Senior leaders at Buckinghamshire New University (BNU) – which THE analysis showed as topping a list of universities with the highest number of subcontracted students – have authored a debate paper for the Higher Education Policy Institute, which argues that the sector should develop a code of practice to be adopted by franchisors.
It also says “rapid, light-touch and low-cost regulation” from the Office for Students is needed, with the authors – BNU’s vice-chancellor Nick Braisby, commercial and business development director Ian Harper and deputy vice-chancellor Damien Page – calling for the regulator to incorporate franchisees into a new section of its register of providers.
Franchising – whereby a university subcontracts out the delivery of a course to another provider – has become increasingly popular in recent years, with the number of students enrolled doubling from 50,440 in 2018-19 to 108,600 in 2021-22, according to a recent National Audit Office report.
This report also highlighted fraud in the student loan system connected to franchised provision, while the OfS has also said it will prioritise franchised courses as part of its next series of investigations into poor student outcomes.
“Franchise provision will need to meet ever increasing assurance requirements, including the need to protect public funds from the risk of fraud and students from the risk of mis-selling”, the report for Hepi says.
“If the sector fails to respond to this challenge, there is a real risk that the franchise baby will be thrown out with the bathwater. All that is good about franchise provision could be lost.”
BNU has already started developing a new relationship with its franchise partners, the paper says, “asking them to engage with us more deeply and with more focus in a way that is proportionate to perceived risk”.
This includes closer control of admissions practices, in-person visits from university staff to verify student attendance records and more scrutiny of finances and governance.
Recruitment of international students is “heavily restricted”, distance limits are being introduced between a partner’s campus and a student’s term-time address, and BNU has introduced its own student number control system to “ensure that individual partners are able to balance growth aspirations with quality requirements”, the report says.
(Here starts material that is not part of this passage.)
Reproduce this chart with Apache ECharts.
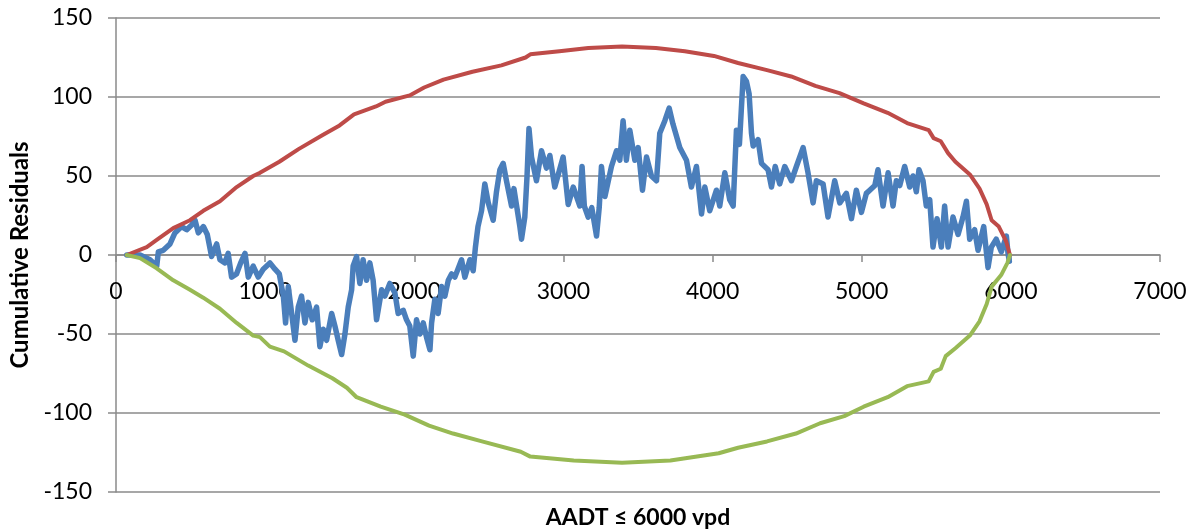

But, it adds, action is needed beyond the powers of individual institutions, and it calls for the regulator to step in and register franchisees by collecting a “minimal set of information required to support due diligence – for example, ownership, finances, governance arrangements, registered offices and campus locations”.
Any franchisee not on this OfS’ register would be prohibited by the code of practice from partnering with universities, and the report also calls for the regulator to make available to lead providers any risks it identifies in relation to the institutions they are working with.
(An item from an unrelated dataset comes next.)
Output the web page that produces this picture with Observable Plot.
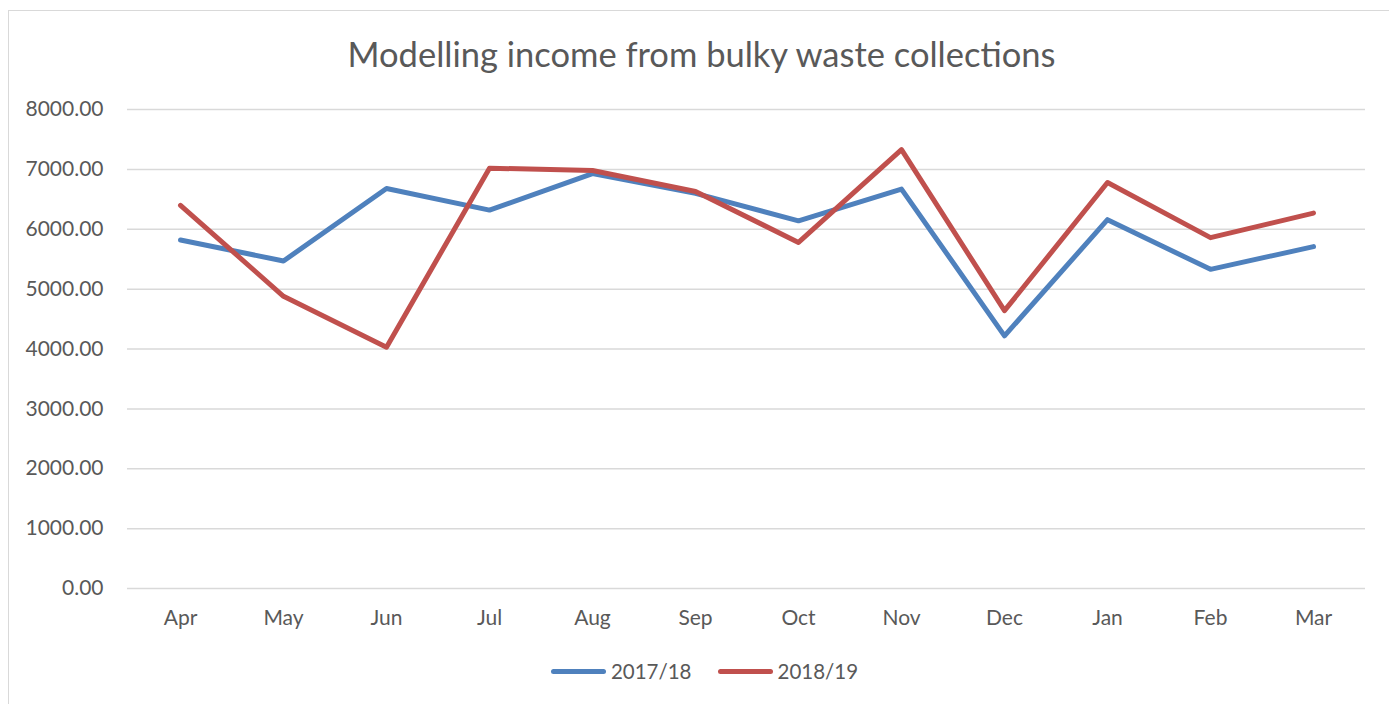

Professor Braisby said franchising brought many benefits for “widening participation, enhancing choice and flexibility for students and helping to level the playing field for higher education providers of all types”.
“However, to give greater assurances to stakeholders, we believe franchise provision needs to be managed for the long-term and through collaborative relationships among franchisors and franchisees,” he added.
The changes proposed in the report “would see franchise provision thought of differently”, Professor Braisby said, “not as a threat to the UK’s enviable reputation for quality, but as a different type of delivery model that enables more students to choose and succeed in higher education”.